:: YOUR TASK ::
Restate each of the lines below word for word and drop every picture.

** begin DATA LINES **

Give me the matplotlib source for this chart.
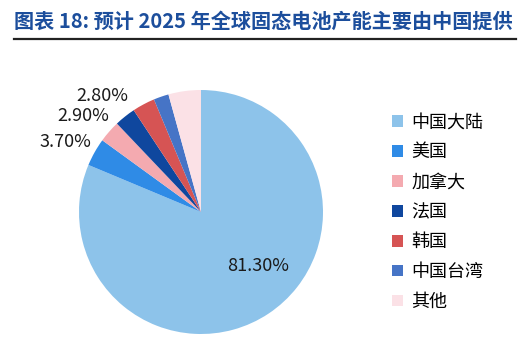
import matplotlib
matplotlib.use("Agg")
import matplotlib.pyplot as plt
import numpy as np
from matplotlib.patches import Patch

plt.rcParams['font.family'] = ['Noto Sans CJK SC', 'DejaVu Sans']

categories = ['中国大陆', '美国', '加拿大', '法国', '韩国', '中国台湾', '其他']
values = [81.3, 3.7, 2.9, 2.8, 3.0, 2.0, 4.3]
shown_labels = ['81.30%', '3.70%', '2.90%', '2.80%', '', '', '']
colors = ['#8DC3EA', '#2F8BE6', '#F4AAB0', '#0F479E', '#D65454', '#4674C6', '#FBE1E6']
title = '图表 18: 预计 2025 年全球固态电池产能主要由中国提供'

fig = plt.figure(figsize=(5.22, 3.48), dpi=100)
fig.patch.set_facecolor('white')

# title + rule
fig.text(0.027, 0.938, title, fontsize=14.5, fontweight='bold', color='#1C4E9C',
         ha='left', va='center')
fig.add_artist(plt.Line2D([0.027, 0.988], [0.887, 0.887], color='#222222', lw=1.6,
                          transform=fig.transFigure))

ax = fig.add_axes([79/522, 14/348, 244/522, 244/348])
wedges, _ = ax.pie(values, colors=colors, startangle=90, counterclock=False,
                   radius=1.0, wedgeprops=dict(linewidth=0))
ax.set_xlim(-1, 1)
ax.set_ylim(-1, 1)
ax.set_aspect('equal')
ax.axis('off')

for i, (w, lab) in enumerate(zip(wedges, shown_labels)):
    if not lab:
        continue
    mid = np.deg2rad((w.theta1 + w.theta2) / 2)
    if i == 0:
        ang = mid + np.deg2rad(13)
        r = 0.64
    else:
        ang = mid + np.deg2rad(2.0)
        r = 1.25
    ax.text(r * np.cos(ang), r * np.sin(ang), lab, ha='center', va='center',
            fontsize=13, color='#1a1a1a')

handles = [Patch(facecolor=c, edgecolor='none') for c in colors]
fig.legend(handles, categories, loc='center left', bbox_to_anchor=(0.738, 0.39),
           frameon=False, fontsize=13, handlelength=0.6, handleheight=0.6,
           handletextpad=0.45, labelspacing=0.66, borderaxespad=0)

fig.savefig('out.png', dpi=100, facecolor='white')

** end DATA LINES **

:: FINISHED ANSWER ::
Give me the matplotlib source for this chart.
import matplotlib
matplotlib.use("Agg")
import matplotlib.pyplot as plt
import numpy as np
from matplotlib.patches import Patch

plt.rcParams['font.family'] = ['Noto Sans CJK SC', 'DejaVu Sans']

categories = ['中国大陆', '美国', '加拿大', '法国', '韩国', '中国台湾', '其他']
values = [81.3, 3.7, 2.9, 2.8, 3.0, 2.0, 4.3]
shown_labels = ['81.30%', '3.70%', '2.90%', '2.80%', '', '', '']
colors = ['#8DC3EA', '#2F8BE6', '#F4AAB0', '#0F479E', '#D65454', '#4674C6', '#FBE1E6']
title = '图表 18: 预计 2025 年全球固态电池产能主要由中国提供'

fig = plt.figure(figsize=(5.22, 3.48), dpi=100)
fig.patch.set_facecolor('white')

# title + rule
fig.text(0.027, 0.938, title, fontsize=14.5, fontweight='bold', color='#1C4E9C',
         ha='left', va='center')
fig.add_artist(plt.Line2D([0.027, 0.988], [0.887, 0.887], color='#222222', lw=1.6,
                          transform=fig.transFigure))

ax = fig.add_axes([79/522, 14/348, 244/522, 244/348])
wedges, _ = ax.pie(values, colors=colors, startangle=90, counterclock=False,
                   radius=1.0, wedgeprops=dict(linewidth=0))
ax.set_xlim(-1, 1)
ax.set_ylim(-1, 1)
ax.set_aspect('equal')
ax.axis('off')

for i, (w, lab) in enumerate(zip(wedges, shown_labels)):
    if not lab:
        continue
    mid = np.deg2rad((w.theta1 + w.theta2) / 2)
    if i == 0:
        ang = mid + np.deg2rad(13)
        r = 0.64
    else:
        ang = mid + np.deg2rad(2.0)
        r = 1.25
    ax.text(r * np.cos(ang), r * np.sin(ang), lab, ha='center', va='center',
            fontsize=13, color='#1a1a1a')

handles = [Patch(facecolor=c, edgecolor='none') for c in colors]
fig.legend(handles, categories, loc='center left', bbox_to_anchor=(0.738, 0.39),
           frameon=False, fontsize=13, handlelength=0.6, handleheight=0.6,
           handletextpad=0.45, labelspacing=0.66, borderaxespad=0)

fig.savefig('out.png', dpi=100, facecolor='white')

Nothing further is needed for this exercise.